Seaside’s business community came together at the Times Theatre, Thursday, Jan. 14, to celebrate accomplishments of businesses large and small alike.
Brew 22 Coffee walked off with “Business of the Year,” winning an internet campaign judged by the public.
The secret to their success?
Brian Owen, executive director of the Seaside Chamber of Commerce, which presented the business awards event, said Brew 22 owner Jeff Dunn has taken a one-off business and turned it into an experience prized by locals and visitors alike.
In delivering the award, emcee Ken Heman of the Seaside Visitors Bureau, celebrated the entrepreneurial spirit and best customer service, marketing and social media strategy, “leads the way and sets an example for the community.”
Westport Winery and Angelina’s Pizzeria took runner-up honors.
Chamber board members offered a special recognition award to Traci Williams, who opened the Sweet Shop in Gearhart two years ago. The 100-year-old retail space is “more than just a store, it has become a gathering place for all locals and traveling public,” Owen said.
Westport Winery won the rising star new business award, demonstrating a culture of risk-taking and trailblazing to achieve success.
Seaside’s chamber of commerce recognizes businesses throughout the region — from Cannon Beach to Astoria — but no honor more vaunted than the Byron Meek Award, given to the area’s top volunteer.
This award is presented to people who have dedicated their time and energy to the city, named after the achievements of Meek, who epitomized the city’s community’s volunteer spirit. The honor was voted upon by former award winners. The award was first delivered in 2001 to Meek; Nancy McCune won the award in 2017.

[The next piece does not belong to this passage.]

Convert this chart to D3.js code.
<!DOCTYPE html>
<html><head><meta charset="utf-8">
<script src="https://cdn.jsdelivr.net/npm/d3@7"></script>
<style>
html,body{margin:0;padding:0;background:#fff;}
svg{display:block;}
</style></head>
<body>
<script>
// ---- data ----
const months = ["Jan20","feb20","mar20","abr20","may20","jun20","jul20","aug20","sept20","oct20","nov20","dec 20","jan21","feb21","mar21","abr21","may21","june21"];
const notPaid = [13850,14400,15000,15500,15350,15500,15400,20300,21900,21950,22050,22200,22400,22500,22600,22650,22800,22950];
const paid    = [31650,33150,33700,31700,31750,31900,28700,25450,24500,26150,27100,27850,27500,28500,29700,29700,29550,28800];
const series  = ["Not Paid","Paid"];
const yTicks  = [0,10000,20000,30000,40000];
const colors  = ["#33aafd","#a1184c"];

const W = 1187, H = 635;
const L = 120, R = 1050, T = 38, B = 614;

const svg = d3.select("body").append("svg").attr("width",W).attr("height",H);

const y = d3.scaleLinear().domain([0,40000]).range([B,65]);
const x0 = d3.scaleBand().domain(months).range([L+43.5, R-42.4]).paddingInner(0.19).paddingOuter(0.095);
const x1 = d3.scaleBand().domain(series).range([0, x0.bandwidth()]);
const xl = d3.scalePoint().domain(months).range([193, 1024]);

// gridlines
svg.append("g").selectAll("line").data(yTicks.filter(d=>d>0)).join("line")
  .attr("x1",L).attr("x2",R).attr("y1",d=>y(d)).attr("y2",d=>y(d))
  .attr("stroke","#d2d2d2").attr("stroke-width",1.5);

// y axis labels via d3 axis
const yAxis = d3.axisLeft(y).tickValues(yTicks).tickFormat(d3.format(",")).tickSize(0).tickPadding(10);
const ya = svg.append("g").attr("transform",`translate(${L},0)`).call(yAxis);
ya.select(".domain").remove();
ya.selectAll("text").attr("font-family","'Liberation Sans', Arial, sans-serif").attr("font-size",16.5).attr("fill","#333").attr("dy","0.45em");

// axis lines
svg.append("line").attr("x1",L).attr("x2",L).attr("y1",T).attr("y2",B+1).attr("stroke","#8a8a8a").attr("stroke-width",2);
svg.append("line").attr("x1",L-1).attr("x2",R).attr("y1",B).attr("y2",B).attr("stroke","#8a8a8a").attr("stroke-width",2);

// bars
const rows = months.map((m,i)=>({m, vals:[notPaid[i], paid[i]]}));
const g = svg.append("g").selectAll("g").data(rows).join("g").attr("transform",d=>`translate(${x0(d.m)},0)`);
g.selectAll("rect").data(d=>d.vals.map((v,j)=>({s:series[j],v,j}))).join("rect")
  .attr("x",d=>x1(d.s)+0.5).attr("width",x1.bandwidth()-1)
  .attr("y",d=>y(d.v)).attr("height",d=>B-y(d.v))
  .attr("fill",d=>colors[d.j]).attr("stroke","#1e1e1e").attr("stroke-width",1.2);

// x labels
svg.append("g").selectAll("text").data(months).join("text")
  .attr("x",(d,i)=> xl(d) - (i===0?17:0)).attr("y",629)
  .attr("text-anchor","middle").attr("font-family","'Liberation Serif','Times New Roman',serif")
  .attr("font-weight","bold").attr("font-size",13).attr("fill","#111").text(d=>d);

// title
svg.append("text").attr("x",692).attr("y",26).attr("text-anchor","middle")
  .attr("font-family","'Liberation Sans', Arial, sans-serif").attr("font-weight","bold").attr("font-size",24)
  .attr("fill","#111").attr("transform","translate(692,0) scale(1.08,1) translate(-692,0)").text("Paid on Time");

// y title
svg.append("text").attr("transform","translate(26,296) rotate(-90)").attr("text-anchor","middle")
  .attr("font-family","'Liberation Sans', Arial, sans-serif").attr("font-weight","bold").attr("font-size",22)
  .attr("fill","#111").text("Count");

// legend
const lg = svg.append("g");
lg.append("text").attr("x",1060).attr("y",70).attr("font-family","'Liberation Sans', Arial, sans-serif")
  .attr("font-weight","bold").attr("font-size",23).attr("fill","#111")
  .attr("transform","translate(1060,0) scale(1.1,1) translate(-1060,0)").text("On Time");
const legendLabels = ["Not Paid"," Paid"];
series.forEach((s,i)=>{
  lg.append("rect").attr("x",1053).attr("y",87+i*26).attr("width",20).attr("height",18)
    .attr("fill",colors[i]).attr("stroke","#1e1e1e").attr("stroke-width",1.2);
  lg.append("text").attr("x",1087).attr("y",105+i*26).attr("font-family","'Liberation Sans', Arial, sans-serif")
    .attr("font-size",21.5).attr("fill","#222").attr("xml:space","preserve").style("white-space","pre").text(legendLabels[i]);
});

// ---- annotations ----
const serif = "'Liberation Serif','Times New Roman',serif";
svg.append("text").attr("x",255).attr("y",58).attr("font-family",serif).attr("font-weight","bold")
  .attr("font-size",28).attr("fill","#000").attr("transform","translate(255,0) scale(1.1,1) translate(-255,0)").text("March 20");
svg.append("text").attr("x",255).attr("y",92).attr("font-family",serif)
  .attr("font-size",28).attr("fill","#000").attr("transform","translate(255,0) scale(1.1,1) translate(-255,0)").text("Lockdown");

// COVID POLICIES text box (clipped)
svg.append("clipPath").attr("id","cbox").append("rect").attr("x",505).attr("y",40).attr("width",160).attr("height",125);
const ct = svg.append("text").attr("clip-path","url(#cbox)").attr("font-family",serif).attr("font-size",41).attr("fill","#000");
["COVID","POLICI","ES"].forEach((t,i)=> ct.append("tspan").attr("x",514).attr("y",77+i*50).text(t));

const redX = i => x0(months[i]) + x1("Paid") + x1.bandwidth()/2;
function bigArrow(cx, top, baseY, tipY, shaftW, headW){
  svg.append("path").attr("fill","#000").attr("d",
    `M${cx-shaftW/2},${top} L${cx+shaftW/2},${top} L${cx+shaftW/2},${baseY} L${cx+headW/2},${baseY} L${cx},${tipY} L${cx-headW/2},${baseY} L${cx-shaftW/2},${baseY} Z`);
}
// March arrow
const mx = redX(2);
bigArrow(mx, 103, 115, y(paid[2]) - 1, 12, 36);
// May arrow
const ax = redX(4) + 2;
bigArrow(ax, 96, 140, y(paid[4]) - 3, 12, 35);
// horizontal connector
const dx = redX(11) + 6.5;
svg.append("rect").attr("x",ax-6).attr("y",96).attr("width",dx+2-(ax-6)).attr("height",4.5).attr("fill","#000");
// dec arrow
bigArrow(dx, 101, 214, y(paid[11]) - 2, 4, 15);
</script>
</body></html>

McCune remembered Meek as dedicating himself to the well-being of the community and its children, developing a program for fifth-graders to commit to healthy living. “It’s great to see those kids who throughout the years, remember the values Byron taught them.”
This year’s recipient was Ruth Swenson, owner of the Hillcrest Inn & Hillcrest House, also named runner-up as volunteer of the year. “I’ve run into her at the wine walk, at beach cleanup — almost every activity we have. Halloween Happenings, Parade of Lights,” McCune said in presenting the Byron award. “She is a top-notch manager, always there, always helpful, making sure that every guest is welcome to Seaside.”

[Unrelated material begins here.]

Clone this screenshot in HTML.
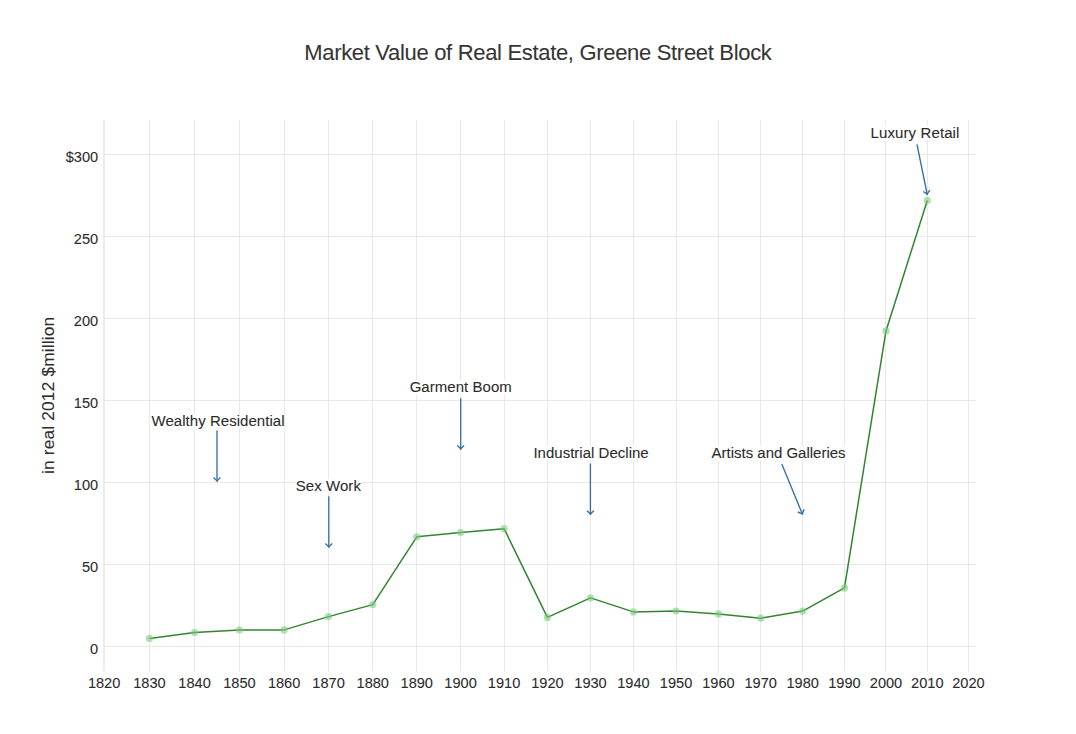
<!DOCTYPE html>
<html><head><meta charset="utf-8"><style>
html,body{margin:0;padding:0;background:#fff;}
body{width:1076px;height:734px;overflow:hidden;}
svg{display:block;}
text{font-family:"Liberation Sans", sans-serif;fill:#2c2c2c;stroke:#2c2c2c;stroke-width:0.08px;}
</style></head><body>
<svg width="1076" height="734" viewBox="0 0 1076 734">
<rect x="0" y="0" width="1076" height="734" fill="#fff"/>
<line x1="104.00" y1="120.0" x2="104.00" y2="671.6" stroke="#e8e8e8" stroke-width="1.6"/>
<line x1="149.50" y1="120.0" x2="149.50" y2="671.6" stroke="#e8e8e8" stroke-width="1"/>
<line x1="194.50" y1="120.0" x2="194.50" y2="671.6" stroke="#e8e8e8" stroke-width="1"/>
<line x1="239.50" y1="120.0" x2="239.50" y2="671.6" stroke="#e8e8e8" stroke-width="1"/>
<line x1="284.50" y1="120.0" x2="284.50" y2="671.6" stroke="#e8e8e8" stroke-width="1"/>
<line x1="328.50" y1="120.0" x2="328.50" y2="671.6" stroke="#e8e8e8" stroke-width="1"/>
<line x1="372.50" y1="120.0" x2="372.50" y2="671.6" stroke="#e8e8e8" stroke-width="1"/>
<line x1="416.50" y1="120.0" x2="416.50" y2="671.6" stroke="#e8e8e8" stroke-width="1"/>
<line x1="460.50" y1="120.0" x2="460.50" y2="671.6" stroke="#e8e8e8" stroke-width="1"/>
<line x1="504.50" y1="120.0" x2="504.50" y2="671.6" stroke="#e8e8e8" stroke-width="1"/>
<line x1="547.50" y1="120.0" x2="547.50" y2="671.6" stroke="#e8e8e8" stroke-width="1"/>
<line x1="590.50" y1="120.0" x2="590.50" y2="671.6" stroke="#e8e8e8" stroke-width="1"/>
<line x1="633.50" y1="120.0" x2="633.50" y2="671.6" stroke="#e8e8e8" stroke-width="1"/>
<line x1="676.50" y1="120.0" x2="676.50" y2="671.6" stroke="#e8e8e8" stroke-width="1"/>
<line x1="718.50" y1="120.0" x2="718.50" y2="671.6" stroke="#e8e8e8" stroke-width="1"/>
<line x1="760.50" y1="120.0" x2="760.50" y2="671.6" stroke="#e8e8e8" stroke-width="1"/>
<line x1="802.50" y1="120.0" x2="802.50" y2="671.6" stroke="#e8e8e8" stroke-width="1"/>
<line x1="844.50" y1="120.0" x2="844.50" y2="671.6" stroke="#e8e8e8" stroke-width="1"/>
<line x1="885.50" y1="120.0" x2="885.50" y2="671.6" stroke="#e8e8e8" stroke-width="1"/>
<line x1="927.50" y1="120.0" x2="927.50" y2="671.6" stroke="#e8e8e8" stroke-width="1"/>
<line x1="968.50" y1="120.0" x2="968.50" y2="671.6" stroke="#e8e8e8" stroke-width="1"/>
<line x1="103.3" y1="646.50" x2="975.8" y2="646.50" stroke="#e8e8e8" stroke-width="1"/>
<line x1="103.3" y1="564.50" x2="975.8" y2="564.50" stroke="#e8e8e8" stroke-width="1"/>
<line x1="103.3" y1="482.50" x2="975.8" y2="482.50" stroke="#e8e8e8" stroke-width="1"/>
<line x1="103.3" y1="400.50" x2="975.8" y2="400.50" stroke="#e8e8e8" stroke-width="1"/>
<line x1="103.3" y1="318.50" x2="975.8" y2="318.50" stroke="#e8e8e8" stroke-width="1"/>
<line x1="103.3" y1="236.50" x2="975.8" y2="236.50" stroke="#e8e8e8" stroke-width="1"/>
<line x1="103.3" y1="154.50" x2="975.8" y2="154.50" stroke="#e8e8e8" stroke-width="1"/>
<text transform="translate(104.12,688.00) scale(1,1.06)" font-size="14.6" text-anchor="middle">1820</text>
<text transform="translate(149.45,688.00) scale(1,1.06)" font-size="14.6" text-anchor="middle">1830</text>
<text transform="translate(194.56,688.00) scale(1,1.06)" font-size="14.6" text-anchor="middle">1840</text>
<text transform="translate(239.44,688.00) scale(1,1.06)" font-size="14.6" text-anchor="middle">1850</text>
<text transform="translate(284.11,688.00) scale(1,1.06)" font-size="14.6" text-anchor="middle">1860</text>
<text transform="translate(328.55,688.00) scale(1,1.06)" font-size="14.6" text-anchor="middle">1870</text>
<text transform="translate(372.76,688.00) scale(1,1.06)" font-size="14.6" text-anchor="middle">1880</text>
<text transform="translate(416.76,688.00) scale(1,1.06)" font-size="14.6" text-anchor="middle">1890</text>
<text transform="translate(460.53,688.00) scale(1,1.06)" font-size="14.6" text-anchor="middle">1900</text>
<text transform="translate(504.08,688.00) scale(1,1.06)" font-size="14.6" text-anchor="middle">1910</text>
<text transform="translate(547.40,688.00) scale(1,1.06)" font-size="14.6" text-anchor="middle">1920</text>
<text transform="translate(590.51,688.00) scale(1,1.06)" font-size="14.6" text-anchor="middle">1930</text>
<text transform="translate(633.39,688.00) scale(1,1.06)" font-size="14.6" text-anchor="middle">1940</text>
<text transform="translate(676.04,688.00) scale(1,1.06)" font-size="14.6" text-anchor="middle">1950</text>
<text transform="translate(718.48,688.00) scale(1,1.06)" font-size="14.6" text-anchor="middle">1960</text>
<text transform="translate(760.69,688.00) scale(1,1.06)" font-size="14.6" text-anchor="middle">1970</text>
<text transform="translate(802.68,688.00) scale(1,1.06)" font-size="14.6" text-anchor="middle">1980</text>
<text transform="translate(844.45,688.00) scale(1,1.06)" font-size="14.6" text-anchor="middle">1990</text>
<text transform="translate(885.99,688.00) scale(1,1.06)" font-size="14.6" text-anchor="middle">2000</text>
<text transform="translate(927.31,688.00) scale(1,1.06)" font-size="14.6" text-anchor="middle">2010</text>
<text transform="translate(968.41,688.00) scale(1,1.06)" font-size="14.6" text-anchor="middle">2020</text>
<text transform="translate(98.20,653.80) scale(1,1.06)" font-size="14.6" text-anchor="end">0</text>
<text transform="translate(98.20,571.80) scale(1,1.06)" font-size="14.6" text-anchor="end">50</text>
<text transform="translate(98.20,489.80) scale(1,1.06)" font-size="14.6" text-anchor="end">100</text>
<text transform="translate(98.20,407.80) scale(1,1.06)" font-size="14.6" text-anchor="end">150</text>
<text transform="translate(98.20,325.80) scale(1,1.06)" font-size="14.6" text-anchor="end">200</text>
<text transform="translate(98.20,243.80) scale(1,1.06)" font-size="14.6" text-anchor="end">250</text>
<text transform="translate(98.20,161.80) scale(1,1.06)" font-size="14.6" text-anchor="end">$300</text>
<text transform="translate(304.20,59.70) scale(1,1.04)" font-size="22" textLength="467.62" lengthAdjust="spacing" style="fill:#353535;stroke:#353535">Market Value of Real Estate, Greene Street Block</text>
<text transform="translate(53.7,395.4) rotate(-90)" font-size="17.3" text-anchor="middle" textLength="157.25" lengthAdjust="spacing">in real 2012 $million</text>
<polyline points="149.45,638.40 194.56,632.50 239.44,630.00 284.11,629.90 328.55,616.60 372.76,604.60 416.76,536.80 460.53,532.50 504.08,528.70 547.40,617.40 590.51,597.90 633.39,611.90 676.04,611.00 718.48,613.90 760.69,618.20 802.68,611.10 844.45,587.90 885.99,330.90 927.31,200.40" fill="none" stroke="#318531" stroke-width="1.5" stroke-linejoin="round"/>
<circle cx="149.45" cy="638.40" r="3.6" fill="#7ccc7c" fill-opacity="0.6"/>
<circle cx="194.56" cy="632.50" r="3.6" fill="#7ccc7c" fill-opacity="0.6"/>
<circle cx="239.44" cy="630.00" r="3.6" fill="#7ccc7c" fill-opacity="0.6"/>
<circle cx="284.11" cy="629.90" r="3.6" fill="#7ccc7c" fill-opacity="0.6"/>
<circle cx="328.55" cy="616.60" r="3.6" fill="#7ccc7c" fill-opacity="0.6"/>
<circle cx="372.76" cy="604.60" r="3.6" fill="#7ccc7c" fill-opacity="0.6"/>
<circle cx="416.76" cy="536.80" r="3.6" fill="#7ccc7c" fill-opacity="0.6"/>
<circle cx="460.53" cy="532.50" r="3.6" fill="#7ccc7c" fill-opacity="0.6"/>
<circle cx="504.08" cy="528.70" r="3.6" fill="#7ccc7c" fill-opacity="0.6"/>
<circle cx="547.40" cy="617.40" r="3.6" fill="#7ccc7c" fill-opacity="0.6"/>
<circle cx="590.51" cy="597.90" r="3.6" fill="#7ccc7c" fill-opacity="0.6"/>
<circle cx="633.39" cy="611.90" r="3.6" fill="#7ccc7c" fill-opacity="0.6"/>
<circle cx="676.04" cy="611.00" r="3.6" fill="#7ccc7c" fill-opacity="0.6"/>
<circle cx="718.48" cy="613.90" r="3.6" fill="#7ccc7c" fill-opacity="0.6"/>
<circle cx="760.69" cy="618.20" r="3.6" fill="#7ccc7c" fill-opacity="0.6"/>
<circle cx="802.68" cy="611.10" r="3.6" fill="#7ccc7c" fill-opacity="0.6"/>
<circle cx="844.45" cy="587.90" r="3.6" fill="#7ccc7c" fill-opacity="0.6"/>
<circle cx="885.99" cy="330.90" r="3.6" fill="#7ccc7c" fill-opacity="0.6"/>
<circle cx="927.31" cy="200.40" r="3.6" fill="#7ccc7c" fill-opacity="0.6"/>
<rect x="151.1" y="414.0" width="132.9" height="14.5" fill="#fff"/>
<text transform="translate(151.54,426.00) scale(1,1.035)" font-size="15.0" textLength="132.94" lengthAdjust="spacing">Wealthy Residential</text>
<line x1="217.0" y1="430.5" x2="217.0" y2="481.8" stroke="#3470a6" stroke-width="1.35"/>
<polyline points="213.55,477.57 217.00,480.90 220.45,477.57" fill="none" stroke="#3470a6" stroke-width="1.35" stroke-linejoin="miter" stroke-miterlimit="2"/>
<rect x="296.0" y="478.8" width="65.4" height="14.5" fill="#fff"/>
<text transform="translate(295.81,490.80) scale(1,1.035)" font-size="15.0" textLength="65.09" lengthAdjust="spacing">Sex Work</text>
<line x1="328.8" y1="496.3" x2="328.8" y2="547.8" stroke="#3470a6" stroke-width="1.35"/>
<polyline points="325.35,543.57 328.80,546.90 332.25,543.57" fill="none" stroke="#3470a6" stroke-width="1.35" stroke-linejoin="miter" stroke-miterlimit="2"/>
<rect x="409.9" y="379.8" width="101.5" height="14.5" fill="#fff"/>
<text transform="translate(409.65,391.80) scale(1,1.035)" font-size="15.0" textLength="102.21" lengthAdjust="spacing">Garment Boom</text>
<line x1="460.7" y1="398.2" x2="460.7" y2="449.7" stroke="#3470a6" stroke-width="1.35"/>
<polyline points="457.25,445.47 460.70,448.80 464.15,445.47" fill="none" stroke="#3470a6" stroke-width="1.35" stroke-linejoin="miter" stroke-miterlimit="2"/>
<rect x="534.3" y="445.8" width="114.2" height="14.5" fill="#fff"/>
<text transform="translate(533.42,457.80) scale(1,1.035)" font-size="15.0" textLength="115.25" lengthAdjust="spacing">Industrial Decline</text>
<line x1="590.4" y1="463.6" x2="590.4" y2="515.0" stroke="#3470a6" stroke-width="1.35"/>
<polyline points="586.95,510.77 590.40,514.10 593.85,510.77" fill="none" stroke="#3470a6" stroke-width="1.35" stroke-linejoin="miter" stroke-miterlimit="2"/>
<rect x="711.1" y="446.0" width="134.4" height="14.5" fill="#fff"/>
<text transform="translate(711.57,458.00) scale(1,1.035)" font-size="15.0" textLength="133.97" lengthAdjust="spacing">Artists and Galleries</text>
<line x1="781.8" y1="464.0" x2="802.6" y2="514.6" stroke="#3470a6" stroke-width="1.35"/>
<polyline points="797.80,512.00 802.26,513.77 804.18,509.37" fill="none" stroke="#3470a6" stroke-width="1.35" stroke-linejoin="miter" stroke-miterlimit="2"/>
<rect x="871.3" y="125.7" width="87.6" height="14.5" fill="#fff"/>
<text transform="translate(870.57,137.70) scale(1,1.035)" font-size="15.0" textLength="88.82" lengthAdjust="spacing">Luxury Retail</text>
<line x1="917.0" y1="144.3" x2="927.3" y2="195.0" stroke="#3470a6" stroke-width="1.35"/>
<polyline points="923.07,191.54 927.12,194.12 929.84,190.16" fill="none" stroke="#3470a6" stroke-width="1.35" stroke-linejoin="miter" stroke-miterlimit="2"/>
</svg></body></html>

Times Theatre owners Mark and Marci Utti, newly reopened after 30 years of darkness, were also among winners honored for their positive impact on the community.
Randy Anderson, owner of Anderson Painting, won recognition for his “excellence of service for our community,” an honor for his efforts in bringing beach wheelchairs to Seaside. Anderson donated two chairs to the city and helped spark a program to bring access to the beach to those who might otherwise be denied. The program’s success inspired Gearhart to adopt a similar program.
Anderson has also been a strong supporter of the Bob Chisholm Community Center, donating his time and talents to paint the center for its refresh.
Other big winners included Westport Winery, the rising star/new business award winner, and Misty Mills winning the chamber’s volunteer of the year award.
Doug and Cheryle Barker won the chamber’s legacy award for their longtime service to the community.
Owen said the chamber’s mission is to act as a catalyst in the community. “We’re looking to what we can do to move business forward, solve problems, and that future leadership,” he said.
He said the chamber’s role is to act as a problem solver. “That’s what we’re here for. We may not be able to help you solve that problem, but we can help you connect with whoever we can.”
Issues ahead include employee retention, and addressing workforce housing, wages and transportation access. “We’re working closely with the college to bringing more skilled workforce there.”
The wide range of chamber members was apparent, the Cannon Beach Chamber of Commerce’s Executive Director James Paino and Clatsop County’s Small Business Development Center’s Kevin Leahy among the notables in attendance.
The chamber’s members are based throughout the county, Owen said. “We should really be called the ‘Seaside area’ chamber of commerce,” he said.